Diese Requisiten, die die Figuren sind, müssen nun - ganz und gar künstlich und mühevoll - reanimiert werden durch einen Plot, der Wes Anderson im Grunde seines Herzens scheißegal ist, durch Schicksale, mit denen er einen Scherz um den anderen treibt. Unterteilt ist sein Film in acht Kapitel plus Epilog, eingeleitet wird jedes dieser Kapitel durch den Blick auf die ersten Zeilen des Drehbuchs. Der Film selbst ist dann sozusagen nichts als die Fortsetzung des Drehbuchs mit den Mitteln der ins kleinste ausformulierten Bebilderung (und Vertonung: Popmusikreferenzen von Nico, zweimal, bis Nick Drake etc. pp, spielen eine große Rolle), keineswegs etwas, das sich eigenständig voranbewegen könnte, das eine eigene Dynamik hätte.

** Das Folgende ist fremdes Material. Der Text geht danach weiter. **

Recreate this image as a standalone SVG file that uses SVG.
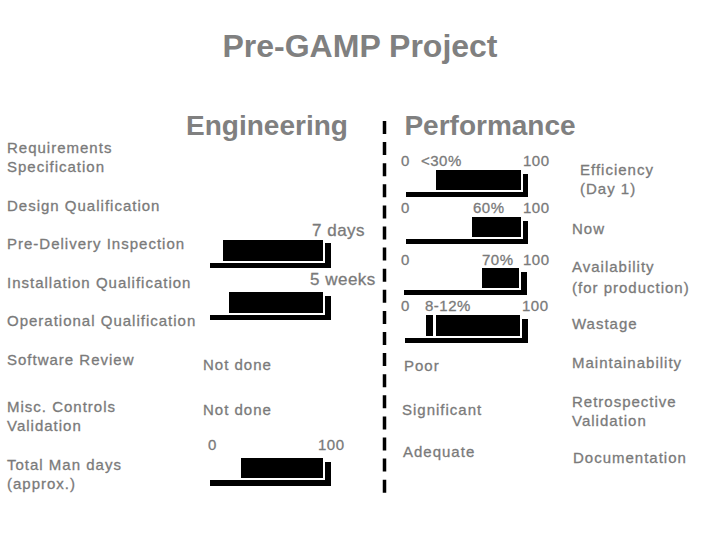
<svg xmlns="http://www.w3.org/2000/svg" width="720" height="540" viewBox="0 0 720 540">
<style>
text{font-family:"Liberation Sans",Arial,sans-serif;fill:#7a7a7a}
.t{font-size:32px;font-weight:bold;fill:#808080}
.h{font-size:28px;font-weight:bold;fill:#808080}
.l{font-size:15px;letter-spacing:1px;stroke:#7a7a7a;stroke-width:0.3px}
.s{font-size:15px;letter-spacing:0.5px;stroke:#7a7a7a;stroke-width:0.3px}
.m{font-size:17px;letter-spacing:0.5px;stroke:#7a7a7a;stroke-width:0.3px}
.bar{fill:#000}
</style>
<rect width="720" height="540" fill="#fff"/>
<g id="title"><text class="t" x="360" y="57" text-anchor="middle">Pre-GAMP Project</text></g>
<g id="hdr-eng"><text class="h" x="267" y="135" text-anchor="middle">Engineering</text></g>
<g id="hdr-perf"><text class="h" x="490" y="135" text-anchor="middle">Performance</text></g>
<g id="connectors"><line x1="384.5" y1="121" x2="384.5" y2="494" stroke="#000" stroke-width="3.5" stroke-dasharray="13 8.1"/></g>
<g id="left-labels">
<text class="l" x="7" y="153">Requirements</text>
<text class="l" x="7" y="172">Specification</text>
<text class="l" x="7" y="211">Design Qualification</text>
<text class="l" x="7" y="249">Pre-Delivery Inspection</text>
<text class="l" x="7" y="288">Installation Qualification</text>
<text class="l" x="7" y="326">Operational Qualification</text>
<text class="l" x="7" y="365">Software Review</text>
<text class="l" x="7" y="412">Misc. Controls</text>
<text class="l" x="7" y="431">Validation</text>
<text class="l" x="7" y="470">Total Man days</text>
<text class="l" x="7" y="489">(approx.)</text>
</g>
<g id="gauge-7days">
<text class="m" x="312" y="236">7 days</text>
<rect class="bar" x="223" y="240" width="100" height="21"/>
<path class="bar" d="M210 263H325V243H331V268H210Z"/>
</g>
<g id="gauge-5weeks">
<text class="m" x="310" y="285">5 weeks</text>
<rect class="bar" x="229" y="292" width="94" height="21"/>
<path class="bar" d="M210 315H325V296H331V320H210Z"/>
</g>
<g id="eng-lower">
<text class="l" x="203" y="370">Not done</text>
<text class="l" x="203" y="415">Not done</text>
</g>
<g id="gauge-mandays">
<text class="s" x="208" y="450">0</text>
<text class="s" x="318" y="450">100</text>
<rect class="bar" x="241" y="458" width="82" height="20"/>
<path class="bar" d="M210 480H325V462H331V486H210Z"/>
</g>
<g id="gauge-efficiency">
<text class="s" x="401" y="166">0</text>
<text class="s" x="421" y="166">&lt;30%</text>
<text class="s" x="523" y="166">100</text>
<rect class="bar" x="436" y="170" width="85" height="20"/>
<path class="bar" d="M406 192H523V174H528V197H406Z"/>
</g>
<g id="gauge-now">
<text class="s" x="401" y="213">0</text>
<text class="s" x="473" y="213">60%</text>
<text class="s" x="523" y="213">100</text>
<rect class="bar" x="472" y="217" width="49" height="20"/>
<path class="bar" d="M406 239H523V221H528V244H406Z"/>
</g>
<g id="gauge-availability">
<text class="s" x="401" y="265">0</text>
<text class="s" x="482" y="265">70%</text>
<text class="s" x="523" y="265">100</text>
<rect class="bar" x="482" y="268" width="37" height="20"/>
<path class="bar" d="M404 290H521V272H527V295H404Z"/>
</g>
<g id="gauge-wastage">
<text class="s" x="401" y="311">0</text>
<text class="s" x="425" y="311">8-12%</text>
<text class="s" x="522" y="311">100</text>
<rect class="bar" x="426" y="315" width="7" height="21"/>
<rect class="bar" x="436" y="315" width="84" height="21"/>
<path class="bar" d="M405 338H522V319H528V343H405Z"/>
</g>
<g id="perf-lower">
<text class="l" x="404" y="371">Poor</text>
<text class="l" x="402" y="415">Significant</text>
<text class="l" x="403" y="457">Adequate</text>
</g>
<g id="right-labels">
<text class="l" x="580" y="175">Efficiency</text>
<text class="l" x="580" y="194">(Day 1)</text>
<text class="l" x="572" y="234">Now</text>
<text class="l" x="572" y="272">Availability</text>
<text class="l" x="572" y="293">(for production)</text>
<text class="l" x="572" y="329">Wastage</text>
<text class="l" x="572" y="368">Maintainability</text>
<text class="l" x="572" y="407">Retrospective</text>
<text class="l" x="572" y="426">Validation</text>
<text class="l" x="573" y="463">Documentation</text>
</g>
</svg>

Abgesehen von der Implosion in den eigenen Bildern und Verweisen (die durchaus beabsichtigt ist), zielt "The Royal Tenenbaums" auf zwei weitere Dinge, eines direkt, das andere indirekt. Was er will, unmittelbar und Bild für Bild, ist Komik. Um die zu erreichen, scheut er keine Skurrilität, vor allem auch: keine Denunziation seiner Protagonisten. Was man Todd Szolondz, der in Wahrheit einfach ein pessimistischer Humanist ist, bei seinem Meisterwerk Happiness immer vorgeworfen hat, gilt stattdessen ohne jede Einschränkung für Wes Anderson: für einen guten Scherz verkauft er nicht nur seine Großmutter, sondern gleich die ganze Familie Tenenbaum.

Ob Chas (Ben Stiller) und seine schreckliche Angst vor einem neuerlichen Unglück (seine Frau ist bei einem Flugzeugabsturz umgekommen, den er und seine zwei Söhne überlebt haben), ob Margot (Gwyneth Paltrow) und ihre Dauerdepression, Royal Tenenbaum (Gene Hackman) und sein Wunsch, seiner Rolle als fürsorgendes Familienoberhaupt nach zwanzig Jahren Totalausfall doch noch gerecht zu werden. All das, diese ganze Familie mit ihren Schrullen, ihren Problemen, ihren Talenten und ihren Versagensängsten, ist nichts (wirklich nichts) als ein Vorwand für Anderson, sich einen ausgefeilten Jux nach dem anderen zu machen. Alles schön bunt hier, aber dahinter stecken eine Eiseskälte und eine Selbstgefälligkeit, die einen richtig wütend machen können.

Andersons letzter unverschämter Coup ist es, aus diesen Simulationen von richtigen Menschen, dieser Parade von Pappkameraden, zu guter Letzt auch noch Momente der Rührung ziehen zu wollen. Gerne würde man sagen: er macht sich über gewisse Hollywoodkonventionen lustig, das Happy End, auf das er seine Figuren zusteuert, ist Satire. Das aber ist nicht der Fall. Anderson glaubt allen Ernstes, den Zuschauern auf einer über die Satire noch einmal hinübersteigenden Ebene ein Mitgefühl entlocken zu können mit seinem durch und durch künstlichen Menschenzoo. Das ist der Punkt, an dem "The Royal Tenenbaums" nicht nur nicht komisch, nicht nur ein Zombie von einem Film ist, sondern auch noch in maßloser Selbstüberschätzung so richtig verlogen.